Llamadle impotencia, y no mintáis más

Me temo que todavía no es hora de llegar a las conclusiones finales sobre si el primero de octubre de 2017 fue construido sobre la ingenuidad, las medias verdades, el autoengaño o desde una gran mentira colectiva. Tampoco es fácil saber quién fue de cuál de estas maneras, porque hubo de todo y la épica del momento todo lo confundió. Además, qué fue esa impresionante aventura política ahora se manipula al servicio de los diversos intereses de partido y de sus autojustificaciones. Habrá que esperar a que se retiren los liderazgos que quedan en activo de aquel episodio para hacer un balance crítico.

Ahora bien, si la sospecha de engaño está viva –la “Teoría del Gran Engaño del Proceso” lo ha llamado Albert Botran en un muy recomendable artículo en El Temps (5 de julio)–, mientras no tengamos toda la información del pre y post referendo, lo que no es aceptable es que cinco años después se haya vuelto a caer en el mismo error. Quiero decir, que se vuelva a fundamentar la política catalana en la mentira para, ahora, justificar el fracaso anterior y sobre todo la impotencia actual. Todo muy escondido en una retórica pseudorepublicana y el olvido de la nación.

Déjenme ser crudo. A mí no me disgustaría que los actuales dirigentes independentistas –los políticos y los civiles– dijeran que no saben cómo avanzar en el camino de la emancipación nacional. O que no se ven con coraje, vistos los riesgos de una represión que no cesa ni tiene la pinta de hacerlo. O que piensan que ahora es tiempo de cuidar la hacienda propia: ya se sabe que da más miedo el riesgo de ser arruinado que el de ser encarcelado. ¿Quién no sería capaz de ponerse en su piel? Podrían decir, también, que el precio que haría pagar a España en todo el país es demasiado alto, y yo me haría cargo de ello. Y, aún, podrían reconocer que no confían lo suficiente en el mismo país para dar el paso, y podría entenderse.

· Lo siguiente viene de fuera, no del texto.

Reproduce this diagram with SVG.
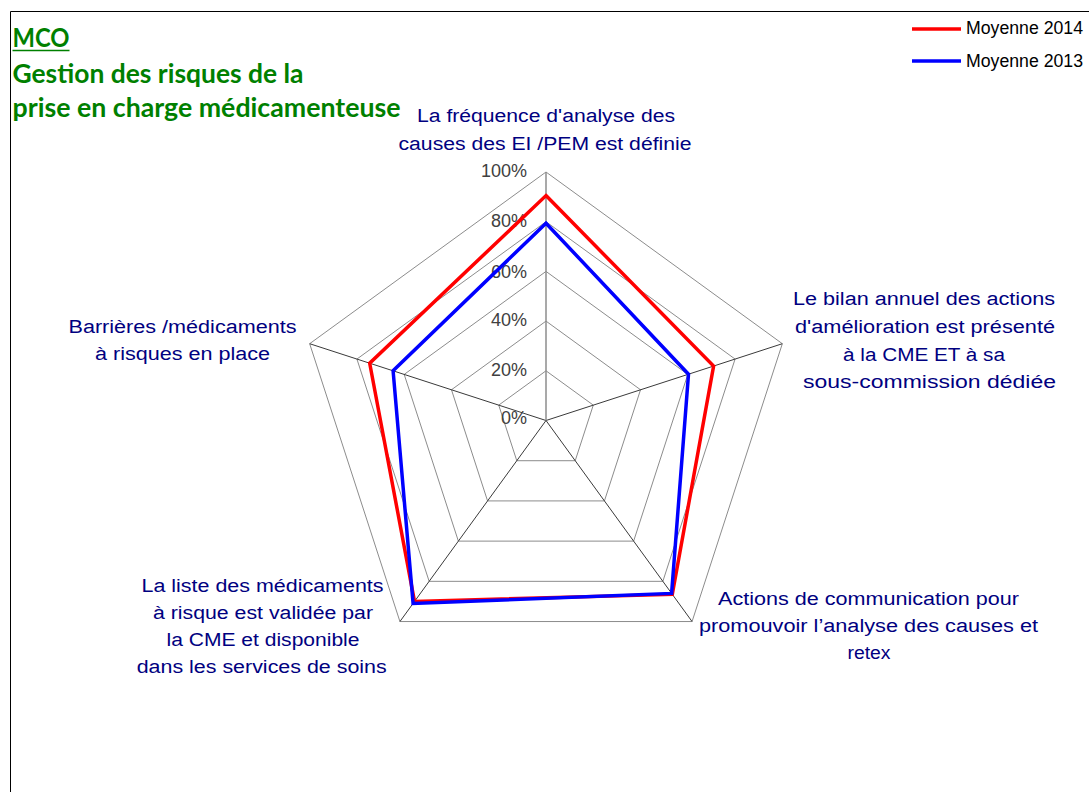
<svg xmlns="http://www.w3.org/2000/svg" width="1089" height="792" viewBox="0 0 1089 792">
<style>
.ring{fill:none;stroke:#8c8c8c;stroke-width:1}
.spoke{stroke:#3a3a3a;stroke-width:1}
.spoke-top{stroke:#8c8c8c;stroke-width:1.5}
.pct{font-family:"Liberation Sans",Arial,sans-serif;font-size:18px;fill:#404040;text-anchor:end}
.cat{font-family:"Liberation Sans",Arial,sans-serif;font-size:18px;fill:#000080;text-anchor:middle}
.title{font-family:Lato,"Noto Sans",sans-serif;font-weight:bold;font-size:26px;fill:#008000}
.leg{font-family:"Liberation Sans",Arial,sans-serif;font-size:17.5px;fill:#000}
.s2014{fill:none;stroke:#ff0000;stroke-width:3.5;stroke-linejoin:miter}
.s2013{fill:none;stroke:#0000ff;stroke-width:3.5;stroke-linejoin:miter}
</style>
<rect x="0" y="0" width="1089" height="792" fill="#fff"/>
<path d="M10.5,792 V11.5 H1089" fill="none" stroke="#000" stroke-width="1"/>

<g id="grid">
<polygon class="ring" points="546,172 782.34,343.71 692.07,621.54 399.93,621.54 309.66,343.71"/>
<polygon class="ring" points="546,221.7 735.07,359.07 662.85,581.33 429.15,581.33 356.93,359.07"/>
<polygon class="ring" points="546,271.4 687.8,374.42 633.64,541.12 458.36,541.12 404.2,374.42"/>
<polygon class="ring" points="546,321.1 640.53,389.78 604.43,500.92 487.57,500.92 451.47,389.78"/>
<polygon class="ring" points="546,370.8 593.27,405.14 575.21,460.71 516.79,460.71 498.73,405.14"/>
<line class="spoke" x1="546" y1="420.5" x2="782.34" y2="343.71"/>
<line class="spoke" x1="546" y1="420.5" x2="692.07" y2="621.54"/>
<line class="spoke" x1="546" y1="420.5" x2="399.93" y2="621.54"/>
<line class="spoke" x1="546" y1="420.5" x2="309.66" y2="343.71"/>
<line class="spoke-top" x1="546" y1="420.5" x2="546" y2="172"/>
</g>

<g id="axis-labels">
<text class="pct" x="527" y="177">100%</text>
<text class="pct" x="527" y="227">80%</text>
<text class="pct" x="527" y="278">60%</text>
<text class="pct" x="527" y="326">40%</text>
<text class="pct" x="527" y="376">20%</text>
<text class="pct" x="527" y="424">0%</text>
</g>

<g id="connectors">
<polygon id="series-2014" class="s2014" points="546,195.6 713.6,366.1 672.3,594.4 414.5,601.4 369.7,363.2"/>
<polygon id="series-2013" class="s2013" points="546,223.2 688.5,374.2 671.6,593.4 413.1,603.4 393.1,370.8"/>
</g>

<g id="cat-top">
<text class="cat" x="546" y="122" textLength="258" lengthAdjust="spacingAndGlyphs">La fréquence d'analyse des</text>
<text class="cat" x="545" y="150" textLength="293" lengthAdjust="spacingAndGlyphs">causes des EI /PEM est définie</text>
</g>
<g id="cat-right">
<text class="cat" x="924" y="305" textLength="262" lengthAdjust="spacingAndGlyphs">Le bilan annuel des actions</text>
<text class="cat" x="925" y="333" textLength="260" lengthAdjust="spacingAndGlyphs">d'amélioration est présenté</text>
<text class="cat" x="924" y="361" textLength="162" lengthAdjust="spacingAndGlyphs">à la CME ET à sa</text>
<text class="cat" x="929.5" y="388" textLength="253" lengthAdjust="spacingAndGlyphs">sous-commission dédiée</text>
</g>
<g id="cat-bottom-right">
<text class="cat" x="868.5" y="605" textLength="301" lengthAdjust="spacingAndGlyphs">Actions de communication pour</text>
<text class="cat" x="868.5" y="632" textLength="339" lengthAdjust="spacingAndGlyphs">promouvoir l’analyse des causes et</text>
<text class="cat" x="869" y="659" textLength="43" lengthAdjust="spacingAndGlyphs">retex</text>
</g>
<g id="cat-bottom-left">
<text class="cat" x="262.5" y="592" textLength="242" lengthAdjust="spacingAndGlyphs">La liste des médicaments</text>
<text class="cat" x="263" y="619" textLength="220" lengthAdjust="spacingAndGlyphs">à risque est validée par</text>
<text class="cat" x="263" y="646" textLength="193" lengthAdjust="spacingAndGlyphs">la CME et disponible</text>
<text class="cat" x="261.7" y="673" textLength="250" lengthAdjust="spacingAndGlyphs">dans les services de soins</text>
</g>
<g id="cat-left">
<text class="cat" x="182.5" y="333" textLength="228" lengthAdjust="spacingAndGlyphs">Barrières /médicaments</text>
<text class="cat" x="182.5" y="360" textLength="175" lengthAdjust="spacingAndGlyphs">à risques en place</text>
</g>

<g id="title">
<text class="title" x="12.5" y="46.5" textLength="57" lengthAdjust="spacingAndGlyphs">MCO</text>
<line x1="12.5" y1="50.5" x2="69.5" y2="50.5" stroke="#008000" stroke-width="1.6"/>
<text class="title" x="12.5" y="82.5" textLength="291" lengthAdjust="spacingAndGlyphs">Gestion des risques de la</text>
<text class="title" x="12.5" y="117" textLength="388" lengthAdjust="spacingAndGlyphs">prise en charge médicamenteuse</text>
</g>

<g id="legend">
<line x1="912" y1="29" x2="961" y2="29" stroke="#ff0000" stroke-width="3.5"/>
<text class="leg" x="966" y="33.5" textLength="117" lengthAdjust="spacingAndGlyphs">Moyenne 2014</text>
<line x1="912" y1="61" x2="961" y2="61" stroke="#0000ff" stroke-width="3.5"/>
<text class="leg" x="966" y="66.5" textLength="117" lengthAdjust="spacingAndGlyphs">Moyenne 2013</text>
</g>
</svg>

Pero lo que no puede ser es que se mienta. Que a la frustración se le añada ahora una tomadura de pelo colectiva. Porque, si ya no es fácil superar la frustración, seguida de una tomadura de pelo tan descarada como la actual, la desolación y el desamparo colectivos pueden acabar provocando el abandono definitivo de toda esperanza. Y, desde mi punto de vista, tan desoladora es la promesa de una estrategia de confrontación que siempre acaba en derrota ante el Estado –y con el desprecio partidista del independentismo que le es adverso–, como nos hacen tragar con promesas de diálogo, desjudicializaciones o capacidades para obtener ventajas autonómicas del gobierno español.

No puede ser que se haga ver que no se ha oído a Salvador Illa cuando dice que “la política del diálogo no es ceder, sino que es un ejercicio de respeto, escucha y contrastes de puntos de vista para buscar una solución política”. Él sí habla claro, y no se lía –ni se “deja intimidar”– por una imposible “mesa de negociación”, como hace Oriol Junqueras. Tampoco puede que se hable de desjudicializar el Proceso si el propio fiscal Javier Zaragoza, pública y desvergonzadamente, dice que ni pensarlo, que esto implicaría “desarmar al Estado para evitar respuestas penales” contra los catalanes. Aparte, ¿qué tipo de independencia judicial es ésta en la que dos gobiernos pueden pactar lo que no está en sus manos si, por otra parte, cada día se avanza en más judicializaciones, la última la de la Audiencia haciendo repetir el juicio a los síndicos del referéndum? ¿Nos toman por imbéciles?

Y si faltaba alguna señal, recordando que el gobierno de Pedro Sánchez no ha sido capaz de aprobar ni una sola resolución simbólica de su supuesto socio principal en el último debate sobre el estado de la nación –la suya– ni de cumplir los acuerdos previos, ya está todo dicho.

Quizás no tienen la misma gravedad moral las mentiras piadosas de unos y las mentiras deshonestas de otros. Pero no es sólo que la mentira nunca nos hará libres, es que una libertad conseguida a través del autoengaño, nunca sería verdaderamente liberadora.